### Data excerpt

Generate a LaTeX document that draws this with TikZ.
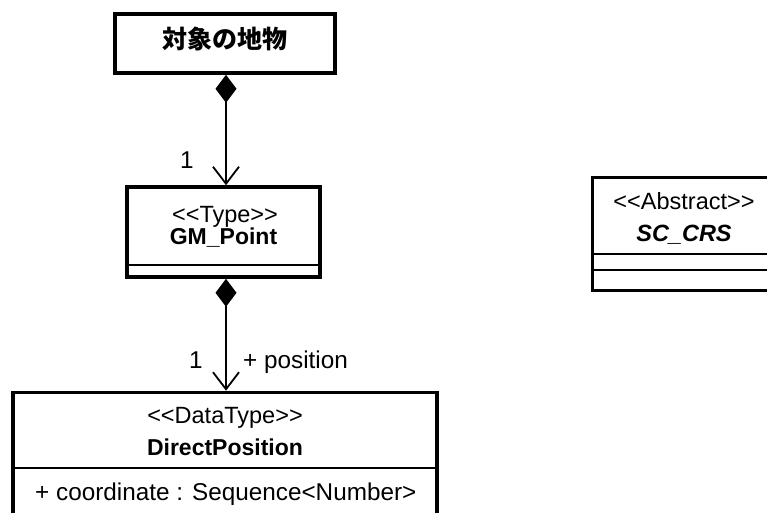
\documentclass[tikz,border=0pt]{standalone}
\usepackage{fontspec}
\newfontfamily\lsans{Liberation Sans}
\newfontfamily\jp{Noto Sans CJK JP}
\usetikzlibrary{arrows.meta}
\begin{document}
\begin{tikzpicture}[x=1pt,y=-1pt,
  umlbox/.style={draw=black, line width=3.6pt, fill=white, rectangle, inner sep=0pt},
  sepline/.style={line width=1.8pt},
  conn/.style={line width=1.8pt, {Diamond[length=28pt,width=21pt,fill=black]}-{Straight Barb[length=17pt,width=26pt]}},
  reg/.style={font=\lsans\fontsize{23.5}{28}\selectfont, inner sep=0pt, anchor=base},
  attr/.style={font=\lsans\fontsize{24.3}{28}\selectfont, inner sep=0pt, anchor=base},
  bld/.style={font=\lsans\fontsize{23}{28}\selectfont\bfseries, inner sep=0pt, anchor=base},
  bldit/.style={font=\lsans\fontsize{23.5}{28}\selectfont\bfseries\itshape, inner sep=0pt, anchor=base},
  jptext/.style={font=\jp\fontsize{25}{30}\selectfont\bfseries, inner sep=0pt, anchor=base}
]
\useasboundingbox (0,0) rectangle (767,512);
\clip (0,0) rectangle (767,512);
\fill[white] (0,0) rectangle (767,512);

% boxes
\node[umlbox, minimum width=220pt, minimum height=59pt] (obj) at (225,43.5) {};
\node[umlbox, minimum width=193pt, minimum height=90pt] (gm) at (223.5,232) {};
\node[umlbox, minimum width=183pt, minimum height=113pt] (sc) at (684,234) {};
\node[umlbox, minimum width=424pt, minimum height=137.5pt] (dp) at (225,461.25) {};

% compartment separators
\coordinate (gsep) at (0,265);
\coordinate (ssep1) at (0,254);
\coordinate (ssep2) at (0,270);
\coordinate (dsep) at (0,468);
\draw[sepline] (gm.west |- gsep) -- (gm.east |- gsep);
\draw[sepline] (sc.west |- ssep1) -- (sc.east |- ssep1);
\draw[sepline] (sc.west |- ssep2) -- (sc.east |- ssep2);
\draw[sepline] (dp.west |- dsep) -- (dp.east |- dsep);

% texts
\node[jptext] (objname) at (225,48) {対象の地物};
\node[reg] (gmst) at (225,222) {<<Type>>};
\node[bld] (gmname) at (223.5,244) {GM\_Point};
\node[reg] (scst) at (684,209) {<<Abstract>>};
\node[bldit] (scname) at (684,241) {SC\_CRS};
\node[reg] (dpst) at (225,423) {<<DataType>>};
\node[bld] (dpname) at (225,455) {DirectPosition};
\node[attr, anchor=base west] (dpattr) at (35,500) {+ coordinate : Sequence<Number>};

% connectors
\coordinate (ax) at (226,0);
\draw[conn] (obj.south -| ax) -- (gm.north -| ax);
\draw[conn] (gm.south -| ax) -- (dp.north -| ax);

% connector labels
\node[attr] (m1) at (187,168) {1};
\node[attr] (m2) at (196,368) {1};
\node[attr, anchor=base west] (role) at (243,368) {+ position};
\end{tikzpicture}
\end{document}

### Problem to solve
Repeat the material above in full and exactly, omitting the pictures.

### Written solution
Generate a LaTeX document that draws this with TikZ.
\documentclass[tikz,border=0pt]{standalone}
\usepackage{fontspec}
\newfontfamily\lsans{Liberation Sans}
\newfontfamily\jp{Noto Sans CJK JP}
\usetikzlibrary{arrows.meta}
\begin{document}
\begin{tikzpicture}[x=1pt,y=-1pt,
  umlbox/.style={draw=black, line width=3.6pt, fill=white, rectangle, inner sep=0pt},
  sepline/.style={line width=1.8pt},
  conn/.style={line width=1.8pt, {Diamond[length=28pt,width=21pt,fill=black]}-{Straight Barb[length=17pt,width=26pt]}},
  reg/.style={font=\lsans\fontsize{23.5}{28}\selectfont, inner sep=0pt, anchor=base},
  attr/.style={font=\lsans\fontsize{24.3}{28}\selectfont, inner sep=0pt, anchor=base},
  bld/.style={font=\lsans\fontsize{23}{28}\selectfont\bfseries, inner sep=0pt, anchor=base},
  bldit/.style={font=\lsans\fontsize{23.5}{28}\selectfont\bfseries\itshape, inner sep=0pt, anchor=base},
  jptext/.style={font=\jp\fontsize{25}{30}\selectfont\bfseries, inner sep=0pt, anchor=base}
]
\useasboundingbox (0,0) rectangle (767,512);
\clip (0,0) rectangle (767,512);
\fill[white] (0,0) rectangle (767,512);

% boxes
\node[umlbox, minimum width=220pt, minimum height=59pt] (obj) at (225,43.5) {};
\node[umlbox, minimum width=193pt, minimum height=90pt] (gm) at (223.5,232) {};
\node[umlbox, minimum width=183pt, minimum height=113pt] (sc) at (684,234) {};
\node[umlbox, minimum width=424pt, minimum height=137.5pt] (dp) at (225,461.25) {};

% compartment separators
\coordinate (gsep) at (0,265);
\coordinate (ssep1) at (0,254);
\coordinate (ssep2) at (0,270);
\coordinate (dsep) at (0,468);
\draw[sepline] (gm.west |- gsep) -- (gm.east |- gsep);
\draw[sepline] (sc.west |- ssep1) -- (sc.east |- ssep1);
\draw[sepline] (sc.west |- ssep2) -- (sc.east |- ssep2);
\draw[sepline] (dp.west |- dsep) -- (dp.east |- dsep);

% texts
\node[jptext] (objname) at (225,48) {対象の地物};
\node[reg] (gmst) at (225,222) {<<Type>>};
\node[bld] (gmname) at (223.5,244) {GM\_Point};
\node[reg] (scst) at (684,209) {<<Abstract>>};
\node[bldit] (scname) at (684,241) {SC\_CRS};
\node[reg] (dpst) at (225,423) {<<DataType>>};
\node[bld] (dpname) at (225,455) {DirectPosition};
\node[attr, anchor=base west] (dpattr) at (35,500) {+ coordinate : Sequence<Number>};

% connectors
\coordinate (ax) at (226,0);
\draw[conn] (obj.south -| ax) -- (gm.north -| ax);
\draw[conn] (gm.south -| ax) -- (dp.north -| ax);

% connector labels
\node[attr] (m1) at (187,168) {1};
\node[attr] (m2) at (196,368) {1};
\node[attr, anchor=base west] (role) at (243,368) {+ position};
\end{tikzpicture}
\end{document}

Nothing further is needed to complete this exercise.